Faire de la crise un tremplin

Malgré ce succès l’entreprise n’a, évidemment, pas échappé à la crise. Et elle en a souffert. « Nous avons été durement touchés, nous avons perdu 40% d’activité sur les deux dernières années », se désole le directeur. Mais de cette crise, il a voulu faire un tremplin pour l’entreprise, qui fête ses quarante ans d’existence.
« En fait, la crise nous a poussés à mettre en place des solutions pour transformer l’entreprise. Nous savions qu’il fallait aujourd'hui axer le site d’Ajaccio sur les développements, puisque c’est là où on amène le plus de valeur ajoutée, et moins sur de la production. On produit toujours, mais des choses différentes », résume Jean-Yves Leccia.
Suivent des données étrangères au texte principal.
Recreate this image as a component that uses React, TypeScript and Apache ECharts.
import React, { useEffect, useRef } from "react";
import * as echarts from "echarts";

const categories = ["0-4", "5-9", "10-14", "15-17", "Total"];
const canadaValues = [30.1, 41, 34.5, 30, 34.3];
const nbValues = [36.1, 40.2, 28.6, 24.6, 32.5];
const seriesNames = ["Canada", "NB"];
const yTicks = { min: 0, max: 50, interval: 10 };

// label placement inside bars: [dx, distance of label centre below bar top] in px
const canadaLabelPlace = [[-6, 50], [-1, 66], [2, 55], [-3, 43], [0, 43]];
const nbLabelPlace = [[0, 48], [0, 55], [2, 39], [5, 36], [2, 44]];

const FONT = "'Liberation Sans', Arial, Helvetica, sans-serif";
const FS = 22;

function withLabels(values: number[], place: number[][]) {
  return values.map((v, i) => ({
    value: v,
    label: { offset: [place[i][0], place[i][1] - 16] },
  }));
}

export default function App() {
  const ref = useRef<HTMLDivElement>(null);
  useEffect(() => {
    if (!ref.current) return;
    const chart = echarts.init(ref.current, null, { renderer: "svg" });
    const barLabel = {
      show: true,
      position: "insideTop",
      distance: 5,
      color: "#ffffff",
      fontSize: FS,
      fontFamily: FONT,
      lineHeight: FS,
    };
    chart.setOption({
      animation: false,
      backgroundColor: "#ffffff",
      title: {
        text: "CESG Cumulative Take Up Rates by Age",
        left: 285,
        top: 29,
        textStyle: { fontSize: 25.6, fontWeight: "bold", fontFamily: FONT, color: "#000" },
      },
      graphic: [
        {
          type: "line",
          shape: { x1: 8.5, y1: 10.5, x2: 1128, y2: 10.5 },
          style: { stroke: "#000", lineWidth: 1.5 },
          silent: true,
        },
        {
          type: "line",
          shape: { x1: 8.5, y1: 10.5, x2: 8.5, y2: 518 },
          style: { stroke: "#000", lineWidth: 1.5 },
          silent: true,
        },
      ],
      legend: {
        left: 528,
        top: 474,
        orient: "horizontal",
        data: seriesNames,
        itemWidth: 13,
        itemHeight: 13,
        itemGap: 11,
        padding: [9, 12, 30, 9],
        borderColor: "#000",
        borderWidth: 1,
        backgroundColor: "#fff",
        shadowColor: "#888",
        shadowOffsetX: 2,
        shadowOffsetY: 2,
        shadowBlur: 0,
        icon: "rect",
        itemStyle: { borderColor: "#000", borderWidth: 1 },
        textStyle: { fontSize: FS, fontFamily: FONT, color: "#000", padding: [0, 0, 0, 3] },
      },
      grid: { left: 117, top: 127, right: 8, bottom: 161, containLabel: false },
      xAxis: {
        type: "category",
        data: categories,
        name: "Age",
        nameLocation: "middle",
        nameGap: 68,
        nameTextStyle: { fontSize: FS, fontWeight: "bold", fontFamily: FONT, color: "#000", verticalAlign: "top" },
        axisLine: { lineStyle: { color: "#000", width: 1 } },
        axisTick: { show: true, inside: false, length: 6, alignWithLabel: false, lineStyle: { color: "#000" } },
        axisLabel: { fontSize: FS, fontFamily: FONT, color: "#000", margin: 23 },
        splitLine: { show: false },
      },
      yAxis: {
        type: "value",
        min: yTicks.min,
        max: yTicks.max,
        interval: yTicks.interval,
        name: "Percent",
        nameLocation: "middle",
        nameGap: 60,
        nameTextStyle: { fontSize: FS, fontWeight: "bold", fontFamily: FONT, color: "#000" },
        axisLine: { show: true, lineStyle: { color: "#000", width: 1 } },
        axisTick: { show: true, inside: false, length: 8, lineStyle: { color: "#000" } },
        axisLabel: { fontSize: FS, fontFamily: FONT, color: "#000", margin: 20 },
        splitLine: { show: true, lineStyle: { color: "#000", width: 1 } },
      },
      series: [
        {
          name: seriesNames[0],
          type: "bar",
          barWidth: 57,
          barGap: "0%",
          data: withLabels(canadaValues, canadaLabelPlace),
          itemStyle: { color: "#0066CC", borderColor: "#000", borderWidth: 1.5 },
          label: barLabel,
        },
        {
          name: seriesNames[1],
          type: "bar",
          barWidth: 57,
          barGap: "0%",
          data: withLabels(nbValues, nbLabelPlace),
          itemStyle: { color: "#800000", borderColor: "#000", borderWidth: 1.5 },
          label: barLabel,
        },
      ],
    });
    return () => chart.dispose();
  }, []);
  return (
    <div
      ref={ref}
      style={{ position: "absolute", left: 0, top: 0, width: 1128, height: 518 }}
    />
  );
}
En clair, l’entreprise embauche aujourd’hui « beaucoup plus d’ingénieurs et de techniciens, et moins d’opérateurs ».

Traverser le trou d’air

La mue s’est effectuée en plusieurs étapes. « La première, c’était de ne pas mourir dans la crise ! », reconnait le dirigeant. L’entreprise a, durant cette phase critique, dû faire « énormément d’économies pour être capable de passer ce trou d’air ». Ces mesures de sauvegarde avaient d’ailleurs provoqué, l’an dernier, un important mouvement social. Désormais en sortie de crise, l'entreprise a bénéficié du plan France Relance, « un plan extraordinaire », pour Jean-Yves Leccia, et de l’aide de l'ADEC. « Nous avons investi et transformer l’entreprise, et aujourd’hui je peux dire que nous sommes sur la bonne voie », se félicite t-il. Corse Composites Aéronautiques développe désormais, entre autres, des pièces importantes du futur Falcon 10X de Dassault Aviation, qui sera le plus gros avion d’affaires au monde.
 
Mais si l’horizon s’est éclairci, il n’est pas exempt de nuages. Après avoir perdu quasiment la moitié de son activité dans la crise, l’entreprise reste encore 20% en dessous de son activité de 2019. « 20%, dans l’industrie c’est énorme », commente son directeur. « Et on ne voit pas un retour à l’activité de 2019 avant… 2025 », poursuit-il.

L’enjeu du recrutement

Dans son souci de remonter la pente, l’entreprise rencontre une difficulté majeure : le recrutement. « On n’avait pas l’habitude d’avoir du mal à recruter dans l’aéronautique, car c’est plutôt un secteur qui fait rêver les gens. Mais depuis un certain nombre de mois, nous avons une vingtaine de postes ouverts, de l’opérateur sur machine à commande numérique, jusqu’à l’ingénieur de développement, et on peine aujourd’hui à recruter », affirme Jean-Yves Leccia. Corse Composites a beau multiplier les partenariats avec les établissements scolaires, recruter par le sport, se rendre dans les jobs dating… Rien n’y fait. « Les gens semblent moins attirés par l’industrie », tente d’expliquer le directeur.
 
Et pourtant, pour Jean-Yves Leccia, Corse Composites Aéronautiques occupe une place stratégique dans le développement régional. « Dans une région comme la Corse, on a besoin aussi d’entreprises à même de proposer des postes de très forte valeur ajoutée pour nos jeunes techniciens, ingénieurs. C’est bénéfique pour l’entreprise mais aussi pour la région », estime t-il. Des arguments, qui, semble t-il, ont convaincu le préfet. « Bravo pour ce que vous faites ! », lance, enthousiaste, le représentant de l’État au directeur, dans une ultime poignée de main.